With extraordinary formal intelligence, Mo Rielly’s inventions integrate themselves into the architecture of everyday life. Fire alarms, surveillance cameras and other functional devices become part of a wider conversation, revealing themselves as pathological extensions of a social body in flux. Her works colonise the space even as they are colonised by it. Within them, other forces and other ideas seem to emerge, participating in a movement of thought that can be sensed but never fully deciphered.
One such example is a convector casing: an anonymous metal enclosure split open, grafted with a new skin and topped with an image that returns us, as all of the artist’s works do, to an ongoing dialogue with form itself. Born in the studio, the form still carries traces of its making, retaining something of the warmth of its own elaboration while remaining fundamentally dependent on the material from which it arises.
Every tension, every line of flight and every symbolic element points back to a dynamic relationship between solid forms and expanding, elastic matter. Human thighs stretching a leather skirt become an emblem of this encounter. The exhibition’s visual language is highly seductive, deeply unsettling and formally compelling. Its power is amplified by the artist’s fluid use of multiple media. By bringing together materials as apparently opposed as wood and metal, Mo Rielly creates a dialogue that extends beyond questions of form to touch on a more universal imaginary, one that escapes the trap of dualism. Familiar domestic images, such as the persistent presence of a radiator inhabiting our most intimate spaces, are brought into contact with the limitless life of the imagination that gathers around them and unfolds into ever new possibilities.

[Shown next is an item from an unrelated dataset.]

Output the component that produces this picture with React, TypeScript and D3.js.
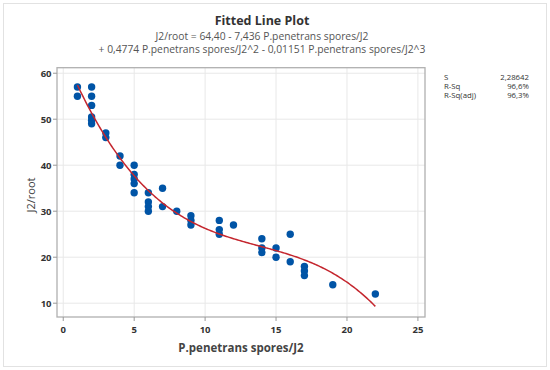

The exhibition is never really about warmth or coldness. Instead, the intensity of these works acts directly upon perception, unsettling expectations and blurring sensory boundaries in ways that bring us closer to ourselves and to the almost incantatory magic of simple contact with the world. What emerges is the vertigo of touch, endlessly renewed and capable of reshaping our relationship to reality.
In this sense, Mo Rielly’s work moves beyond any straightforward notion of care that the use of humble or found materials might suggest. It belongs instead to a genuinely restorative process, one in which the artist grants renewed vitality to every line, angle and fragment of a damaged object, enabling it to transcend its original condition. Through the repetition of an elemental gesture, she affirms the ordinary reality of our presence in the world and the sensory contact that continually returns us to it.
Winnie Mo Rielly, Infractuosité, on view from 10 June to 12 July 2026 at the European House of Photography, 5–7 Rue de Fourcy, Paris 4th arrondissement.